Friday, August 5, 2011

This doesn't feel like a million dollar apartment?

A big part of what I do is to work with my clients to understand what a property is worth or, more accurately, what current market value is. There is an empirical process for this that is primarily based on an analysis of recent comparable sales in the building. I use square footage and price per share as my baseline, then adjust for condition, floor, light, view, and date of sale. The other part of this is the emotional component. How much does the client love the space? Is it enough to stretch to a higher valuation to close the deal?

Sometimes I walk into an apartment and just think, "I would never pay $900,000 dollars for this." Today I looked at a property with a client and was left with that impression. I had already looked at the comps and my first impression was that it was over-priced. After looking at recent sales it appeared to be in the ballpark.

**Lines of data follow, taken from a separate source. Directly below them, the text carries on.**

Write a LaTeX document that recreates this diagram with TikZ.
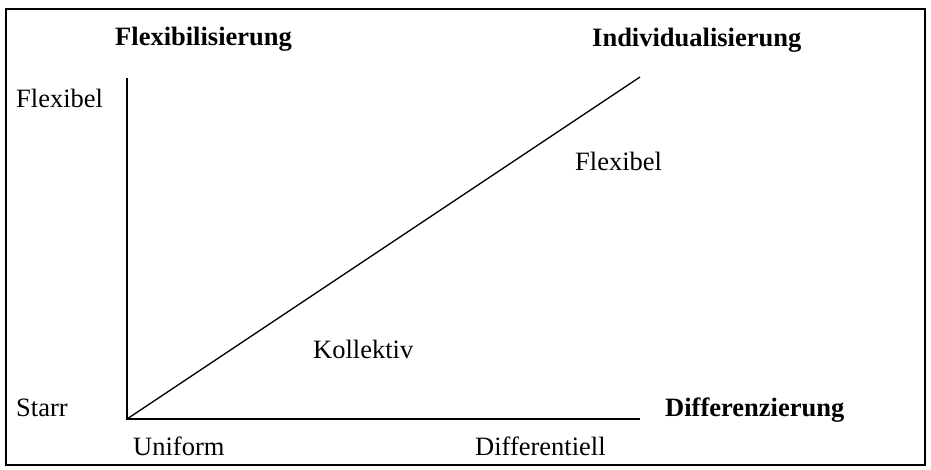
\documentclass[tikz,border=0pt]{standalone}
\usepackage{fontspec}
\setmainfont{Liberation Serif}
\begin{document}
\begin{tikzpicture}[x=1pt,y=-1pt,
  lbl/.style={inner sep=0pt,anchor=base west,font=\fontsize{26.5}{30}\selectfont},
  blbl/.style={lbl,font=\fontsize{26.5}{30}\selectfont\bfseries},
  axis/.style={line width=1.3pt}]
\useasboundingbox (0,0) rectangle (931,469);
\draw[line width=1.3pt] (6,9) rectangle (925,465);
\coordinate (top) at (127,78);
\coordinate (o) at (127,419);
\coordinate (xend) at (640,419);
\coordinate (dend) at (640,77);
\draw[axis] (top) -- (o) -- (xend);
\draw[axis] (o) -- (dend);
\node[blbl] (flexi) at (115,45) {Flexibilisierung};
\node[blbl] (indiv) at (592,46) {Individualisierung};
\node[lbl] (flexl) at (16,107) {Flexibel};
\node[lbl] (flexr) at (575,170) {Flexibel};
\node[lbl] (koll) at (313,358) {Kollektiv};
\node[lbl] (starr) at (16,416) {Starr};
\node[blbl] (diff) at (665,416) {Differenzierung};
\node[lbl] (unif) at (133,455) {Uniform};
\node[lbl] (dtl) at (475,455) {Differentiell};
\end{tikzpicture}
\end{document}
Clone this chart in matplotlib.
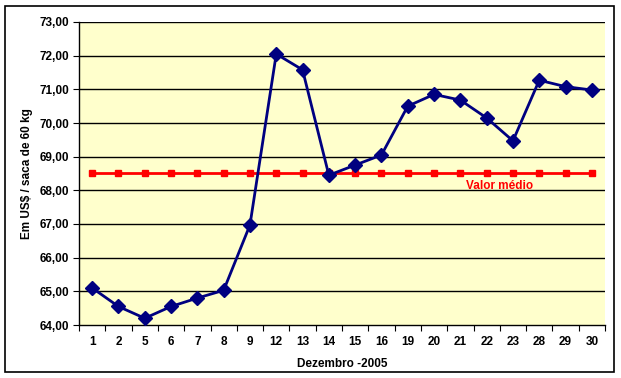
import matplotlib.pyplot as plt
from matplotlib.patches import Rectangle

days = ["1", "2", "5", "6", "7", "8", "9", "12", "13", "14",
        "15", "16", "19", "20", "21", "22", "23", "28", "29", "30"]
prices = [65.10, 64.55, 64.20, 64.55, 64.80, 65.03, 66.97, 72.05, 71.58, 68.45,
          68.75, 69.05, 70.50, 70.85, 70.68, 70.15, 69.47, 71.27, 71.08, 70.98]
mean_value = 68.52
mean_line = [mean_value] * len(days)
y_ticks = [64, 65, 66, 67, 68, 69, 70, 71, 72, 73]

plt.rcParams["font.family"] = ["Liberation Sans", "DejaVu Sans"]
plt.rcParams["font.weight"] = "bold"

fig = plt.figure(figsize=(6.21, 3.78), dpi=100)
fig.patches.append(Rectangle((5 / 621, 6 / 378), 609 / 621, 366 / 378,
                             transform=fig.transFigure, fill=False,
                             edgecolor="black", linewidth=1.2))

ax = fig.add_axes([79 / 621, 1 - 325 / 378, 526 / 621, 303 / 378])
ax.set_facecolor("#FFFFCC")

x = list(range(len(days)))
for t in y_ticks[1:]:
    ax.axhline(t, color="black", linewidth=1.0, zorder=1)

ax.plot(x, mean_line, color="#FF0000", linewidth=2, marker="s",
        markersize=5, zorder=3)
ax.plot(x, prices, color="#000080", linewidth=2, marker="D",
        markersize=7.5, zorder=4)

ax.text(15.5, 68.13, "Valor médio", color="#FF0000", fontsize=8.5,
        fontweight="bold", ha="center", va="center")

ax.set_xlim(-0.5, len(days) - 0.5)
ax.set_ylim(64, 73)
ax.set_yticks(y_ticks)
ax.set_yticklabels([f"{v:.2f}".replace(".", ",") for v in y_ticks], fontsize=8.5)
ax.set_xticks([i - 0.5 for i in range(len(days) + 1)])
ax.set_xticklabels([])
ax.set_xticks(x, minor=True)
ax.set_xticklabels(days, minor=True, fontsize=8.5)
ax.tick_params(axis="x", which="minor", length=0, pad=8)
ax.tick_params(axis="x", which="major", length=4, direction="out")
ax.tick_params(axis="y", length=4, direction="out", pad=3)

for s in ["top", "right"]:
    ax.spines[s].set_visible(False)
ax.spines["left"].set_linewidth(1.0)
ax.spines["bottom"].set_linewidth(1.0)

ax.set_xlabel("Dezembro -2005", fontsize=8.5, fontweight="bold", labelpad=7)
ax.set_ylabel("Em US$ / saca de 60 kg", fontsize=8.5, fontweight="bold", labelpad=5)

fig.savefig("out.png", dpi=100)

There had been what appeared to be a "fear trade" early in 2009 on a similar unit in the building, they always throw things off kilter(in this case I think this "fear trade" is the right price!) But there was also a recent sale just a bit below what this place was asking, I found that surprising...but there it was. Certainly the seller and their broker were anchored to that trade, not the 2009 trade that was $160,000 less and just 4 floors lower.

This apartment was located in an 80's condo building, 650 square feet (maybe) with a doorman and not much else. What really puzzled me was the fact that they were asking almost a million bucks yet did a Home Depot-style renovation on the kitchen and bathroom-not even IKEA! They also chose to re-do the old (cheap) parquet floors and sanded them so thin you felt as if they would crack under the weight of your feet. Who buys this stuff?

This is just one of those examples of feeling taking the front seat to so-called empirical data. This did not feel like a $900,000 dollar home and my client agreed, thank goodness.